Kenosha, Wisconsin, is a small town used to big-time trouble. Just over the Illinois border, it was where Al Capone and his men would hide from Chicago police chases at a time when the police could not cross state lines.
Wisconsin itself has a history of racism dating back to its time as a territory; it is a state that once let non-citizen newcomers vote before it allowed black men near the ballot box. Last month, seven shots in the back of an unarmed black man brought world attention to Kenosha. Into this cloud of infamy, walked in the biggest of the big-gun civil rights lawyers of the day.
At 50, attorney Ben Crump is an imposing figure. Tall, and at once soft-spoken and forceful with his words, he projects kindness, compassion and a deep desire for justice. He is a handsome black man with a velvet quality; reassuringly flawless in his dress and perfect skin, he has perfected the art of putting legalistic language into words everyday folk can relate to. In doing so, he commands a presence that comforts and stabilises emotionally charged situations.
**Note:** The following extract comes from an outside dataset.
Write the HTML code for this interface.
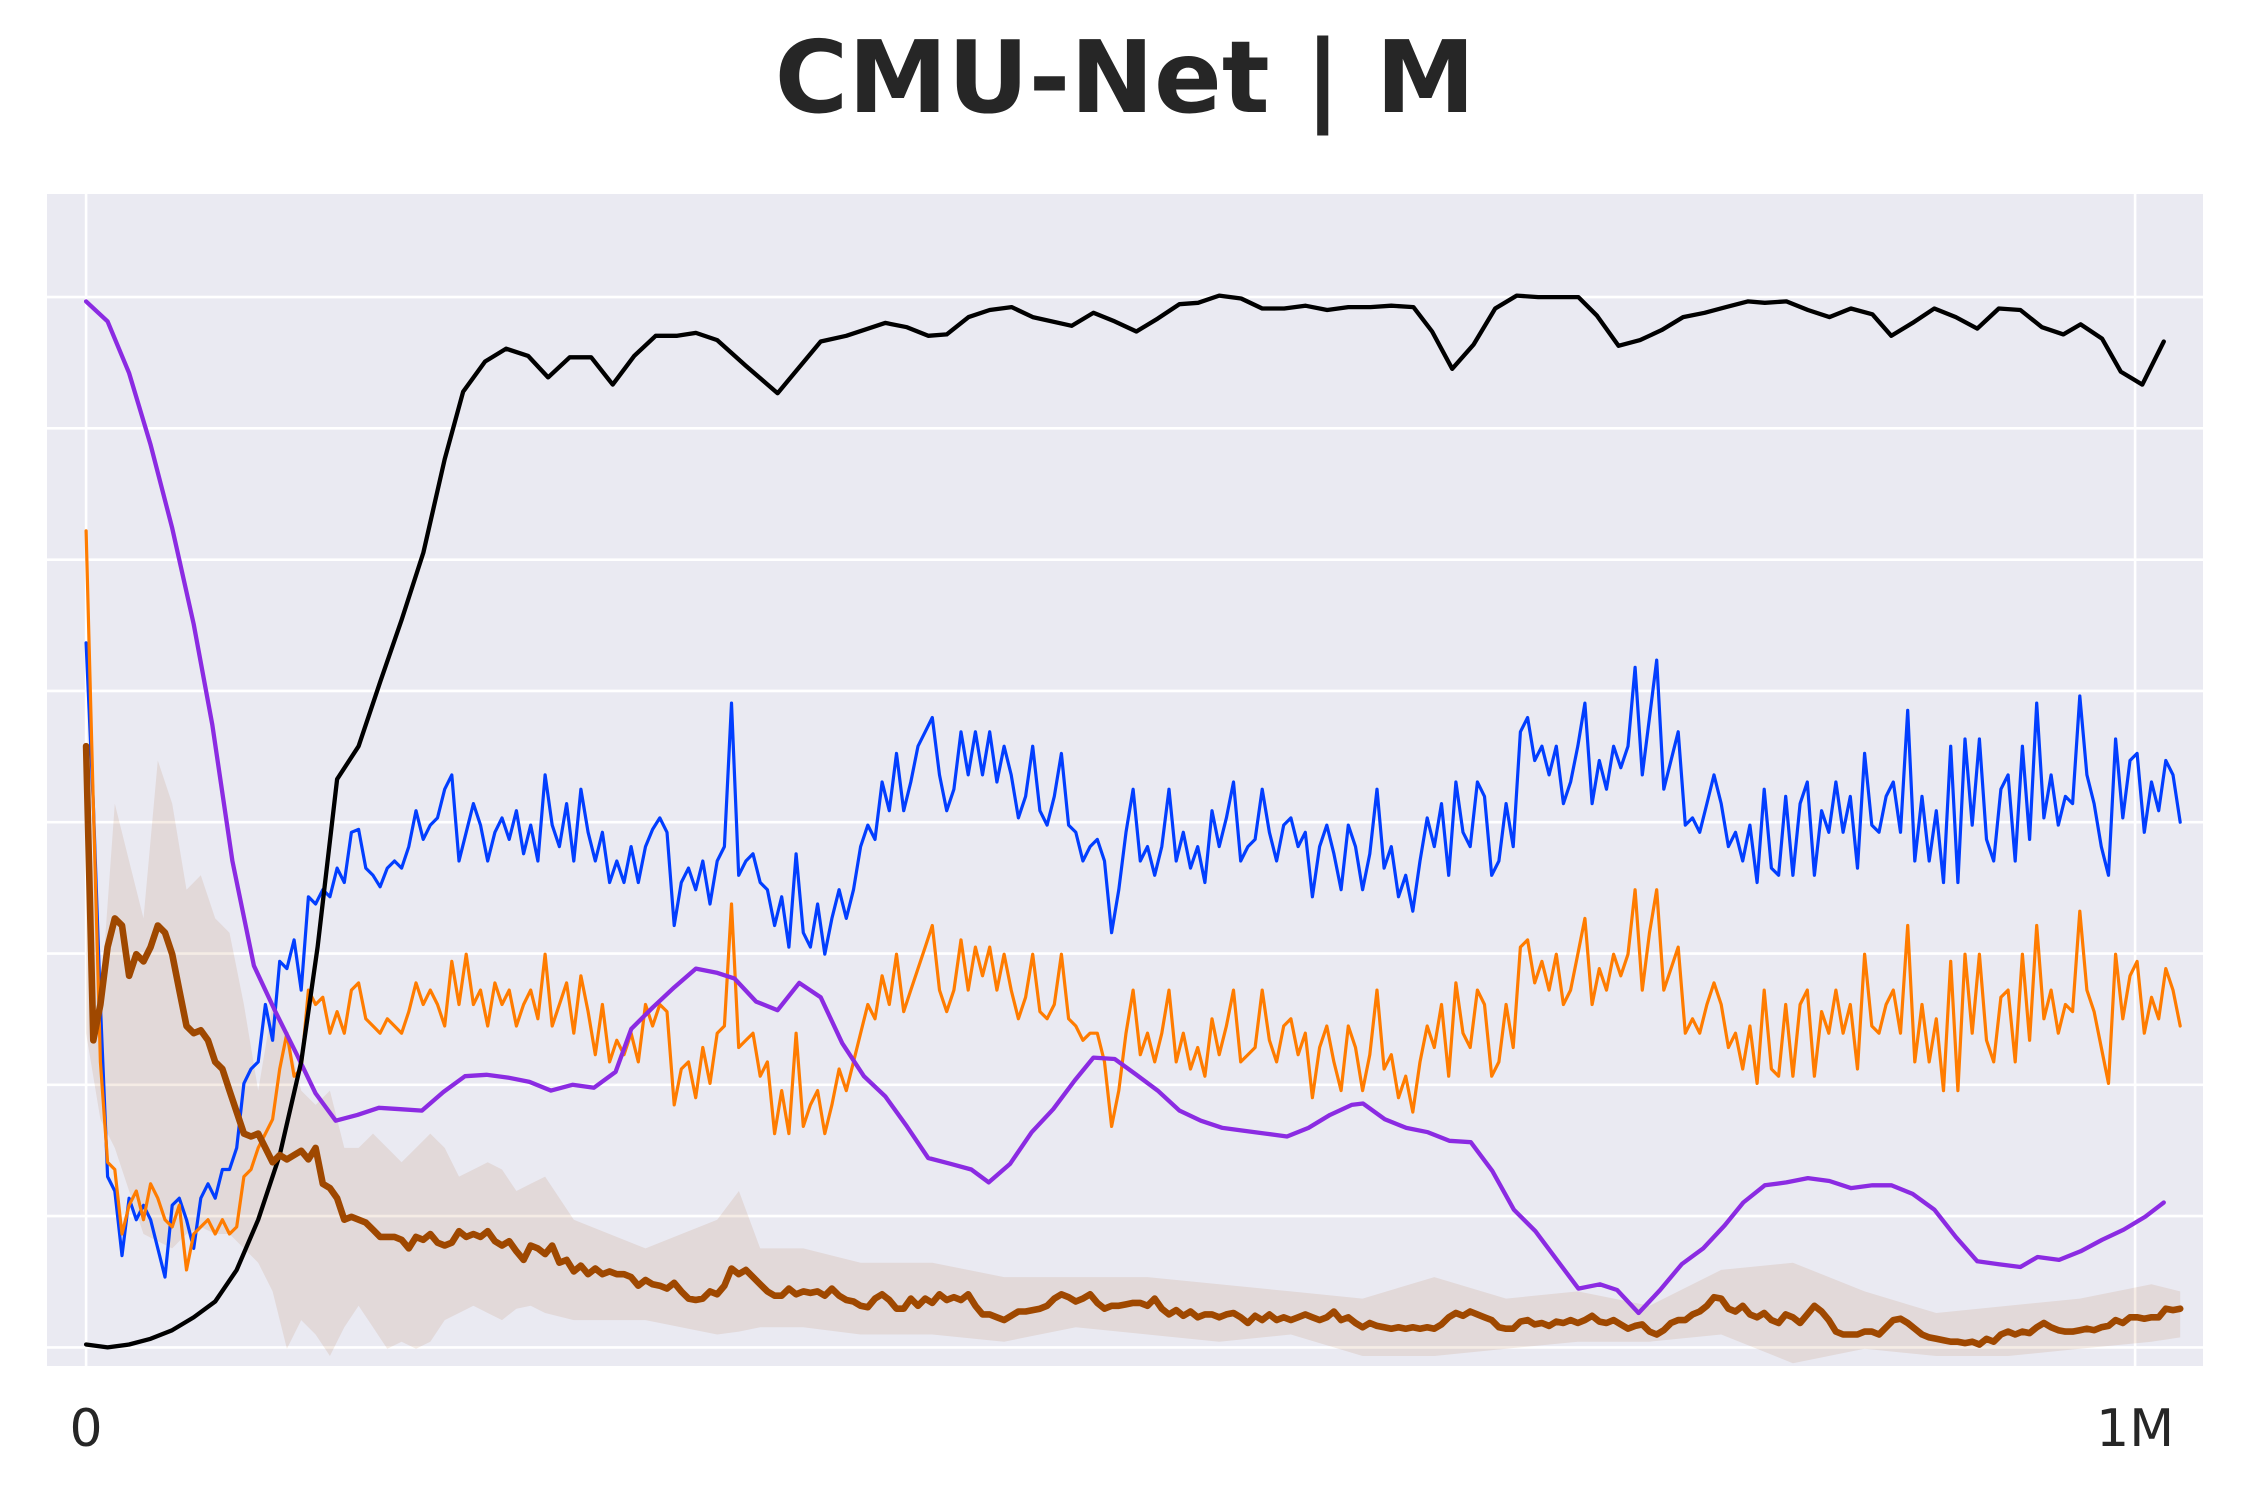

He is everything families dream of —a law graduate from Florida State University, a recipient of National Association for the Advancement of Colored People’s Thurgood Marshall Award, recipient of the Southern Christian Leadership Conference’s Martin Luther King Servant Leader Award, one of the National Trial Lawyers’ Top 100 Lawyers, and Ebony magazine’s Power 100 Most Influential African Americans.